HMRC trials 'choose your own device' policy - but it won't be iPads for all
HMRC staff to be allowed to select end-user devices for personal productivity, says CIO Mark Hall
iPads might be on the menu for some staff at HMRC, as the tax authority pilots a "choose your own device" policy in response to growing staff demand for a greater say on the kinds of computers that they use to get their jobs done.
The organisation, which has some 68,000 employees, includes both office-based staff and tax inspectors and other staff working in the field. It is also leading the government's end-user devices strategy.
"We don't have a bring your own device (BYOD) policy - our strategy is 'choose your own device'," says HMRC CIO Mark Hall.

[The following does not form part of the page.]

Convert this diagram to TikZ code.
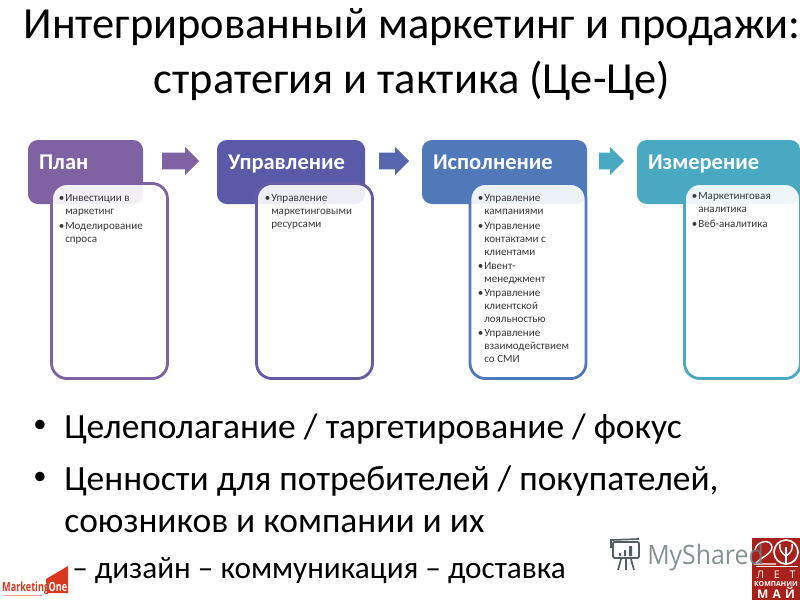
\documentclass[tikz,border=0pt]{standalone}
\usepackage{fontspec}
\setmainfont{Carlito}
\newfontfamily\logofont{Open Sans}
\usetikzlibrary{shapes.arrows}
\definecolor{planc}{HTML}{7F62A2}
\definecolor{uprc}{HTML}{5A5AA8}
\definecolor{ispc}{HTML}{5079BA}
\definecolor{izmc}{HTML}{4AA9C2}
\definecolor{redc}{HTML}{A8201A}
\definecolor{mktc}{HTML}{D9381E}
\definecolor{shrc}{HTML}{6F7F7F}
\newdimen\pxd
\pxd=0.7113pt
\newcommand{\itm}{\llap{\textbullet\kern.6pt}}
\tikzset{
  head/.style={fill=#1,rounded corners=7pt,outer sep=0pt,inner xsep=11\pxd,inner ysep=0pt,minimum height=64\pxd,anchor=north west,text=white,font=\fontsize{16}{14}\bfseries\selectfont,align=left,text height=14\pxd,text depth=20\pxd},
  body/.style={draw=#1,line width=2pt,rounded corners=11pt,fill=white,fill opacity=.9,draw opacity=1,outer sep=0pt,inner sep=0pt,anchor=north west,minimum height=195\pxd,minimum width=116\pxd},
  blockarrow/.style={fill=#1,shape=single arrow,single arrow head extend=5.5\pxd,inner xsep=0pt,inner ysep=8\pxd,outer sep=0pt,anchor=tail},
  lst/.style={anchor=north west,inner sep=0pt,text=black!78,align=left,font=\fontsize{7.85}{9.2}\selectfont},
  bigt/.style={anchor=base west,inner sep=0pt,align=left,font=\fontsize{25.2}{27}\selectfont},
  ttl/.style={anchor=base,inner sep=0pt,font=\fontsize{31.6}{38}\selectfont}
}
\begin{document}
\begin{tikzpicture}[x=0.025cm,y=-0.025cm]
\useasboundingbox (0,0) rectangle (800,600);
\node[ttl] (title1) at (412,38) {Интегрированный маркетинг и продажи:};
\node[ttl] (title2) at (412,93) {стратегия и тактика (Це-Це)};
\node[head=planc,text width=93\pxd] (plan) at (28,140) {План};
\node[head=uprc,text width=126\pxd] (upr) at (217,140) {Управление};
\node[head=ispc,text width=143\pxd] (isp) at (422,140) {Исполнение};
\node[head=izmc,text width=141\pxd] (izm) at (637,140) {Измерение};
\node[blockarrow=planc,minimum height=37\pxd] (arr1) at (162,161) {};
\node[blockarrow=uprc!60!ispc,minimum height=30\pxd] (arr2) at (379,161) {};
\node[blockarrow=izmc,minimum height=25\pxd] (arr3) at (599,161) {};
\node[body=planc] (planb) at (51.5,183.5) {};
\node[body=uprc!70!planc] (uprb) at (256.5,183.5) {};
\node[body=ispc] (ispb) at (470,183.5) {};
\node[body=izmc] (izmb) at (684.5,183.5) {};
\node[lst] (planl) at (65,194.5) {\itm Инвестиции в\\маркетинг\\[1.5pt]\itm Моделирование\\спроса};
\node[lst] (uprl) at (271,194.5) {\itm Управление\\маркетинговыми\\ресурсами};
\node[lst] (ispl) at (484,194.5) {\itm Управление\\кампаниями\\[1pt]\itm Управление\\контактами с\\клиентами\\[1pt]\itm Ивент-\\менеджмент\\[1pt]\itm Управление\\клиентской\\лояльностью\\[1pt]\itm Управление\\взаимодействием\\со СМИ};
\node[lst] (izml) at (698,192.5) {\itm Маркетинговая\\аналитика\\[1.5pt]\itm Веб-аналитика};
\node[bigt,font=\fontsize{19}{27}\selectfont] (bul1) at (33,432) {•};
\node[bigt] (txt1) at (64,438) {Целеполагание / таргетирование / фокус};
\node[bigt,font=\fontsize{19}{27}\selectfont] (bul2) at (33,484) {•};
\node[bigt] (txt2) at (64,490) {Ценности для потребителей / покупателей,};
\node[bigt] (txt3) at (64,532) {союзников и компании и их};
\node[bigt,font=\fontsize{22.2}{27}\selectfont] (txt4) at (72,578) {– дизайн – коммуникация – доставка};
\fill[mktc] (46,579) -- (68,566) -- (68,593) -- (47,593) -- cycle;
\node[anchor=base west,inner sep=0pt,text=mktc,font=\logofont\bfseries\fontsize{9}{9}\selectfont,xscale=.72] (mkt) at (2,591.5) {Marketing};
\node[anchor=base,inner sep=0pt,text=white,font=\logofont\bfseries\fontsize{9}{9}\selectfont,xscale=.72] (one) at (58,591.5) {One};
\draw[mktc!50,line width=.8pt] (4,595.5) -- (42,595.5);
\fill[redc] (752,538) rectangle (800,600);
\draw[white,line width=1pt] (755,550) .. controls (756,541) and (771,538) .. (772,547) .. controls (772,554) and (760,558) .. (755,564) -- (776,564);
\draw[white,line width=1.2pt] (786,552) circle (12);
\draw[white,line width=1pt] (786,563) -- (786,547);
\draw[white,line width=1pt] (786,556) .. controls (781,553) and (779,549) .. (780,544);
\draw[white,line width=1pt] (786,556) .. controls (791,553) and (793,549) .. (792,544);
\draw[white,line width=.6pt] (756,566) -- (798,566);
\node[anchor=base,inner sep=0pt,text=white,font=\logofont\fontsize{7.5}{8}\selectfont] (let) at (776,578) {Л\hspace{7pt}Е\hspace{7pt}Т};
\node[anchor=base,inner sep=0pt,text=white,font=\logofont\bfseries\fontsize{5}{5}\selectfont] (komp) at (776,586) {КОМПАНИИ};
\node[anchor=base,inner sep=0pt,text=white,font=\logofont\bfseries\fontsize{8.5}{8}\selectfont] (mai) at (776,598) {М\hspace{3pt}А\hspace{3pt}Й};
\node[anchor=base west,inner sep=0pt,text=shrc,font=\logofont\fontsize{19}{19}\selectfont,xscale=.93,text opacity=.85] (shr) at (647,564) {MyShared};
\draw[shrc!75!black,line width=1.2pt,rounded corners=1pt] (613,542) rectangle (639,558);
\draw[shrc!75!black,line width=1.2pt] (611,548) -- (611,540) -- (639,539);
\fill[shrc!75!black] (619,553) rectangle (621,556) (624,550) rectangle (626,556) (629,546) rectangle (632,556);
\draw[shrc!75!black,line width=1.2pt] (621,559) -- (618,570) (626,559) -- (626,570) (631,559) -- (634,570);
\end{tikzpicture}
\end{document}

He continues: "The big drive for us is to move to 'consumer-based devices' and to take away the lock-in of a standard build."
The choose-your-own policy that the organisation is developing is an alternative to BYOD, a movement that has been supported in many other companies to accommodate staff preferences for smartphones and tablet computers.
HMRC is currently trialling a system in which any PC could be connected to HMRC's network, "and it will automatically self-configure to be an HMRC-standard device and away you go," says Hall.
The initiative follows years of development of HMRC's desktop management technology with Cap Gemini, its main partner in the Aspire outsourced IT contract that will be re-tendered in 2017.
The desktop strategy is part of a broader drive to cut the cost of desktop computing across the public sector, which has been criticised for being insufficiently aggressive in cutting PC costs compared to the private sector.
Part of the purpose of the HMRC strategy is to drive down desktop IT costs with commodity hardware, rather than having to procure specially configured devices from particular suppliers.
Although it has eschewed BYOD for security reasons, HMRC has provided iPads for some staff, where appropriate.